Queenstown's building boom has pushed crane numbers up 600 per cent in the last few months.
The RLB Crane Index, out this month, found the southern tourist mecca had the biggest increase in cranes numbers since earlier this year, followed by Auckland where crane numbers rose 156 per cent, Wellington 83 per cent and Christchurch 14 per cent.
Queenstown has almost double the numbers of cranes since the last survey. Seven cranes could now be seen in the region around Queenstown on six sites, RLB said.
"Both the commercial and civil sectors have each had cranes erected on new projects. Two commercial cranes have commenced on sites at Beach Street and Five Mile Stage
two and two cranes have commenced works at Kawarau Bridge within the civil sector," the survey found.
But people who fear crane numbers are a harbinger of doom shouldn't worry, according to an RLB executive.
Matthew Harris, managing director Rider Levett Bucknall in New South Wales, said people had been predicting that high numbers of cranes on Sydney's skyline could spell problems.
But that had not been the case.
The survey showed Auckland continued to be New Zealand's crane hotspot with 64 cranes or 55 per cent of all cranes in the country. The cranes are long term on sites and are fixed tower cranes and long-term heavy crawler cranes.

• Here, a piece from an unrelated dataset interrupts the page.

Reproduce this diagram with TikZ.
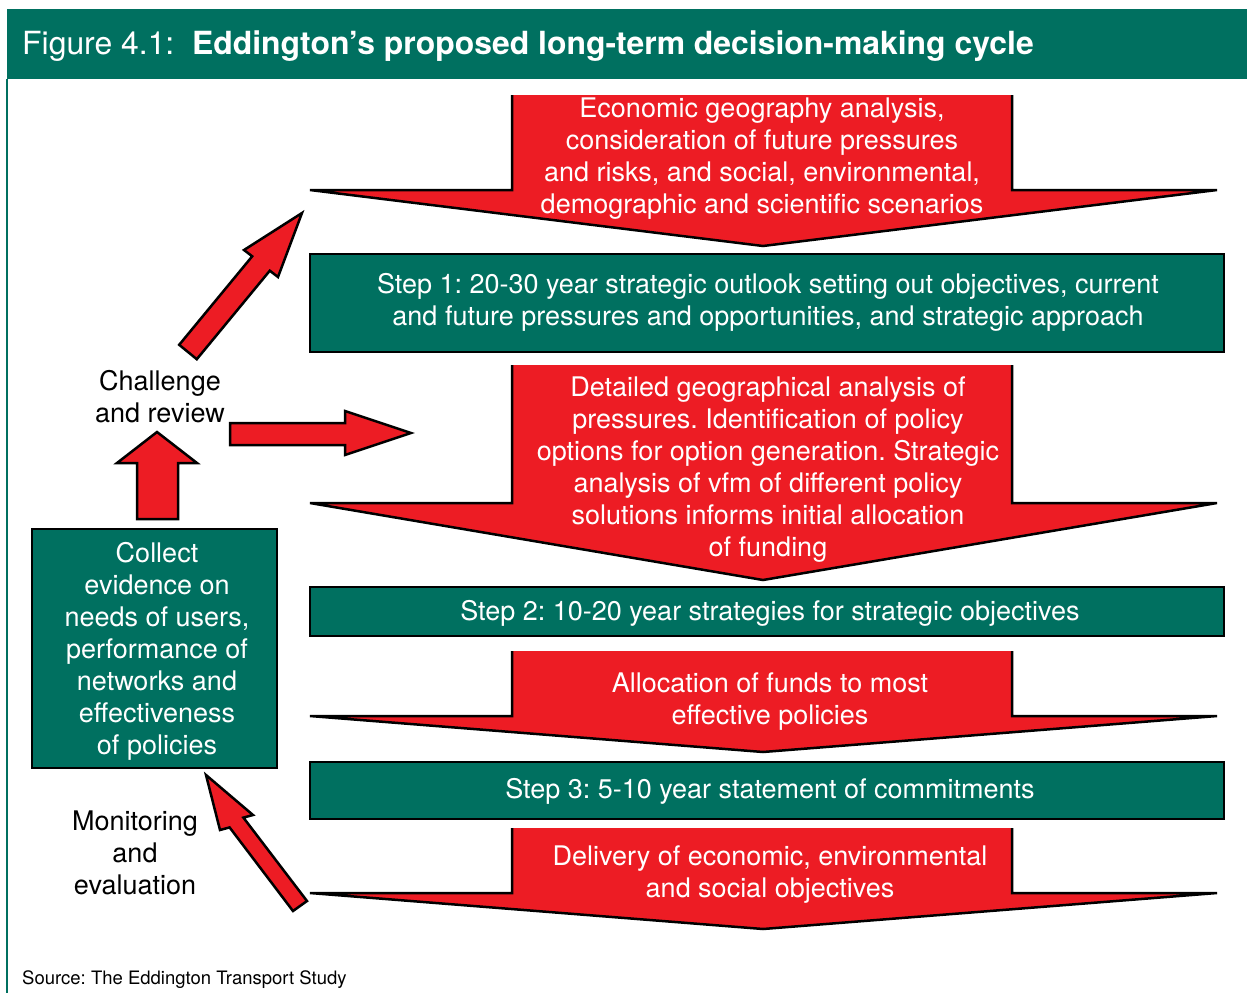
\documentclass[tikz,border=0pt]{standalone}
\usepackage{fontspec}
\setmainfont{TeX Gyre Heros}
\frenchspacing
\definecolor{egreen}{RGB}{0,112,96}
\definecolor{ered}{RGB}{237,28,36}
\newcommand\bigdownarrow[3]{%
  \fill[ered] (512,#1) -- (512,#2) -- (310,#2) -- (763,#3) -- (1217,#2) -- (1012,#2) -- (1012,#1) -- cycle;
  \draw[outl] (512,#1) -- (512,#2) -- (310,#2) -- (763,#3) -- (1217,#2) -- (1012,#2) -- (1012,#1);}
\begin{document}
\begin{tikzpicture}[x=1pt,y=-1pt,
  wtxt/.style={font=\fontsize{27}{32}\selectfont, align=center, text=white, inner sep=0pt},
  btxt/.style={font=\fontsize{27}{32}\selectfont, align=center, text=black, inner sep=0pt},
  outl/.style={draw=black, line width=2.5pt, line join=miter},
  gbox/.style={fill=egreen, draw=black, line width=2.5pt},
  redarrow/.style={fill=ered, draw=black, line width=2.5pt, line join=miter}]
\useasboundingbox (0,0) rectangle (1247,993);
% title bar and frame
\fill[egreen] (7,9) rectangle (1247,79);
\draw[egreen, line width=1.5pt] (7,79) -- (7,993);
\node[anchor=west, text=white, inner sep=0pt, font=\fontsize{31.9}{36}\selectfont] (title) at (22,46)
  {Figure 4.1:\ \ \textbf{Eddington’s proposed long-term decision-making cycle}};
% big down arrows
\bigdownarrow{95}{190}{246}
\bigdownarrow{365}{503}{580}
\bigdownarrow{651}{716}{752}
\bigdownarrow{828}{893}{929}
% green boxes
\draw[gbox] (310,254) rectangle (1224,352);
\draw[gbox] (310,587) rectangle (1224,636);
\draw[gbox] (310,762) rectangle (1224,819);
\draw[gbox] (32,529) rectangle (277,768);
% texts in arrows
\node[wtxt] (a1) at (762,159) {Economic geography analysis,\\consideration of future pressures\\and risks, and social, environmental,\\demographic and scientific scenarios};
\node[wtxt] (a2) at (768,470) {Detailed geographical analysis of\\pressures. Identification of policy\\options for option generation. Strategic\\analysis of vfm of different policy\\solutions informs initial allocation\\of funding};
\node[wtxt] (a3) at (770,702) {Allocation of funds to most\\effective policies};
\node[wtxt] (a4) at (770,875) {Delivery of economic, environmental\\and social objectives};
% texts in boxes
\node[wtxt] (s1) at (768,302) {Step 1: 20-30 year strategic outlook setting out objectives, current\\and future pressures and opportunities, and strategic approach};
\node[wtxt] (s2) at (770,613) {Step 2: 10-20 year strategies for strategic objectives};
\node[wtxt] (s3) at (770,791) {Step 3: 5-10 year statement of commitments};
\node[wtxt] (ev) at (157,651) {Collect\\evidence on\\needs of users,\\performance of\\networks and\\effectiveness\\of policies};
% side labels
\node[btxt] (cr) at (160,397) {Challenge\\and review};
\node[btxt] (me) at (135,853) {Monitoring\\and\\evaluation};
\node[anchor=west, inner sep=0pt, font=\fontsize{18.5}{20}\selectfont] (src) at (22,980) {Source: The Eddington Transport Study};
% small arrows
\draw[redarrow] (137,519) -- (137,463) -- (117,463) -- (157,432) -- (197,463) -- (178,463) -- (178,519) -- cycle;
\draw[redarrow] (230,423) -- (345,423) -- (345,411) -- (411,433) -- (345,455) -- (345,445) -- (230,445) -- cycle;
\draw[redarrow] (179.2,344.8) -- (252.2,256.3) -- (244,250) -- (302,213) -- (278,277) -- (269.8,270.7) -- (196.8,359.2) -- cycle;
\draw[redarrow] (293,911) -- (229.6,827.4) -- (220,830) -- (206,775) -- (253,815) -- (243.4,817.6) -- (307,901) -- cycle;
\end{tikzpicture}
\end{document}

Chris Haines, Rider Levett Bucknall Auckland director, said people only needed to glance across the city's skyline to see high activity levels.
"We have more cranes in place than any of the 11 US cities that we track with our RLB Crane Index," he said.
In the past six months, 23 new long-term cranes had been erected in Auckland and six had been removed as projects ended, he said.
New cranes were on Anzac Ave, the Wynyard Quarter, Whitaker Pl, Campbell Rd in Onehunga, New North Rd in Eden Terrace, Howe St in Ponsonby, on the corner of Central Rd and New North Rd in Kingsland and in Rosedale. An additional crane was installed on the Alexander Park development, he said.